2. Enhancing insights: It can help to identify patterns and trends that might not be immediately apparent from raw data. By presenting data visually, it is easier to identify correlations and relationships between variables, enabling analysts to draw insights and make more informed decisions. 

3. Enhanced communication: It makes it easier to communicate complex data to a wider audience, including non-technical stakeholders in a way that is easy to understand and engage with. Visualizations can be used to tell a story, convey complex information, and facilitate collaboration among stakeholders, team members, and decision makers. 

4. Increasing efficiency: It can save time and increase efficiency by enabling analysts to quickly identify patterns and relationships in raw data. This can help to streamline the analysis process and enable analysts to focus their efforts on areas that are most likely to yield insights. 

5. Identifying anomalies and errors: It can help to identify errors or anomalies in the data. By presenting data visually, it is easier to spot outliers or unusual patterns that might indicate errors in data collection or processing. This can help analysts to clean and refine the data, ensuring that the insights derived from the data are accurate and reliable. 

6. Faster and more effective decision-making: It can help you make more informed and data-driven decisions by presenting information in a way that is easy to digest and interpret. Visualizations can help you identify key trends, outliers, and insights that can inform your decision-making, leading to faster and more effective outcomes. 

7. Improved data exploration and analysis: It enables you to explore and analyze your data in a more intuitive and interactive way. By visualizing data in different formats and at different levels of detail, you can gain new insights and identify areas for further exploration and analysis. 

Choosing the right type of visualization 

This is the only challenge faced when working with data visualizations, and to master this skill completely, you must have a clear idea about choosing the right type of visual for creating amazing, clear, attractive, and pleasing visuals. Keeping the following points in mind will help you in this: 

Identify purpose  

Before starting to create your visualization, it’s important to identify what your purpose is. Your purpose may include comparing different values and examining distributions, relationships, or compositions of variables. This step is important as each purpose has a different type of visualization that suits it best.

Understanding audience  

You can get help in choosing the best type of visualization for your message if you know about your audience, their preferences, and in which context they will view your visualization. This is useful as different visualizations are more effective with different audiences. 

Selecting the appropriate visual

Once you have identified your purpose and your audience, the final step is choosing the appropriate visualization to convey your message, some common visuals include: 

1. Comparison Charts: compare different groups/categories. 
2. Distribution Charts: show distributions of a variable. 
3. Relationship Charts: show the relationship between two or more variables. 
4. Composition Charts: show how a whole part is divided into its parts.
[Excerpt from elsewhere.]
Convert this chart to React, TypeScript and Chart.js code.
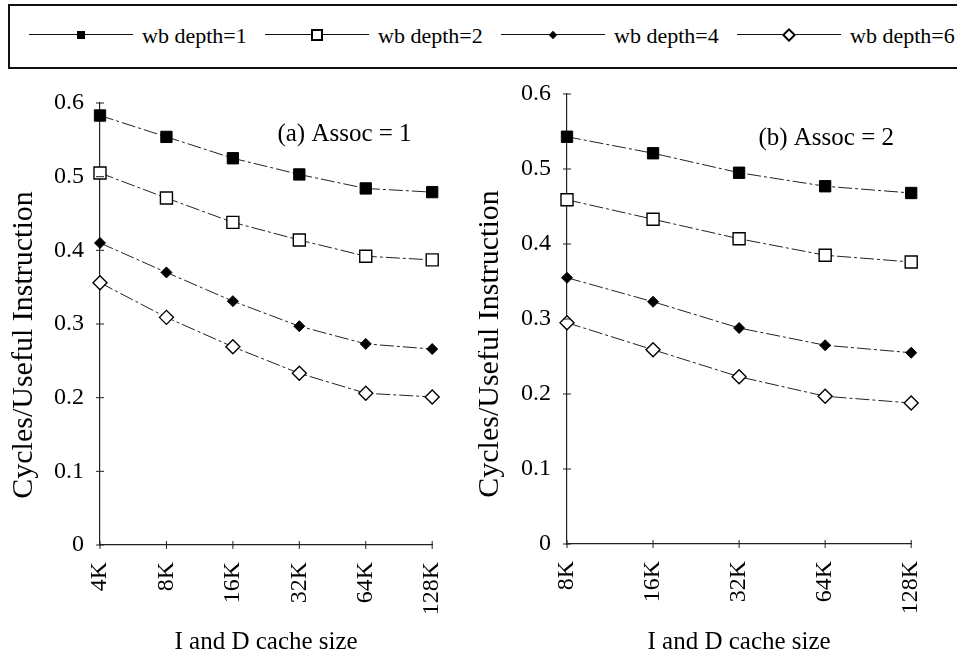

Ethics of data visualization & avoiding misleading representations 

In many cases, data visualization may also be used to misinterpret information intentionally or unintentionally. An example includes manipulating data by using specific scales or omitting specific data points to support a particular narrative and not showing the actual view of the data. Some considerations regarding the ethics of data visualization include: 

1. Accuracy of data: Data should be accurate and should not be presented in a way to misinterpret information. 
2. Appropriateness of visualization type: The type of visual selected should be appropriate for the data being presented and the message being conveyed. 
3. Clarity of message: The message conveyed through visualization should be clear and easy to understand. 
4. Avoiding bias and discrimination: Each data visualization should be clear of bias and discrimination. 

Avoiding misleading representations 

You want to represent your data in the most efficient way possible which can be easily interpreted and free of ambiguities, now that’s not always the case, there are times when your data can mislead your visualization and convey the wrong message. In those cases, you can take help from the following points to avoid misleadingness: 

• Use consistent scales and axes in your charts and graphs. 
• Avoid using truncated axes and skewed data ranges which cause data to appear less significant. 
• Label your data points and axes properly for clarity. 
• Avoid cherry-picking the data to support a particular narrative. 
• Provide clear and concise context for the data you are presenting. 

Types of data visualizations

There are numerous visualizations available, each with its own use and importance, and the choice of a visual depends on your need i.e., what kind of data you want to analyze, and what type of insight are you looking for. Nonetheless, here are some most common visuals used in data science:

• Bar Charts: Bar charts are normally used to compare categorical data, such as the frequency or proportion of different categories. They are used to visualize data that can be organized or split into different discrete groups or categories.
• Line Graphs: Line graphs are a type of visualization that uses lines to represent data values. They are typically used to represent continuous data.
• Scatter Plots: Scatter plot is a type of data visualization that displays the relationship between two quantitative (numerical) variables.  They are used to explore and analyze the correlation or association between two continuous variables.
• Histograms: A histogram graph represents the distribution of a continuous numerical variable by dividing it into intervals and counting the number of observations. They are used to visualize the shape and spread of data.

• Heatmaps: Heatmaps are commonly used to show the relationships between two variables, such as the correlation between different features in a dataset. 
• Box and Whisker Plots:  They are also known as boxplots and are used to display the distribution of a dataset. A box plot consists of a box that spans the first quartile (Q1) to the third quartile (Q3) of the data, with a line inside the box representing the median.
• Count Plots: A count plot is a type of bar chart that displays the number of occurrences of a categorical variable. The x-axis represents the categories, and the y-axis represents the count or frequency of each category.
• Point Plots: A point plot is a type of line graph that displays the mean (or median) of a continuous variable for each level of a categorical variable. They are useful for comparing the values of a continuous variable across different levels.
• Choropleth Maps: Choropleth map is a type of geographical visualization that uses color to represent data values for different geographic regions, such as countries, states, or counties.
• Tree Maps: This visualization is used to display hierarchical data as nested rectangles, with each rectangle representing a node in the hierarchy. Treemaps are useful for visualizing complex hierarchical data in a way that highlights the relative sizes and values of different nodes. 

Conclusion

So, this blog was all about introducing you to this powerful tool in the world of data science. Now you have a clear idea about what data visualization is, and what is its importance for analysts, businesses, and stakeholders.

You also learned about how you can choose the right type of visual, the ethics of data visualization and got familiar with 10 new different data visualizations and how they look like. The next step for you is to learn about how you can create these visuals using Python libraries such as matplotlib, seaborn and plotly.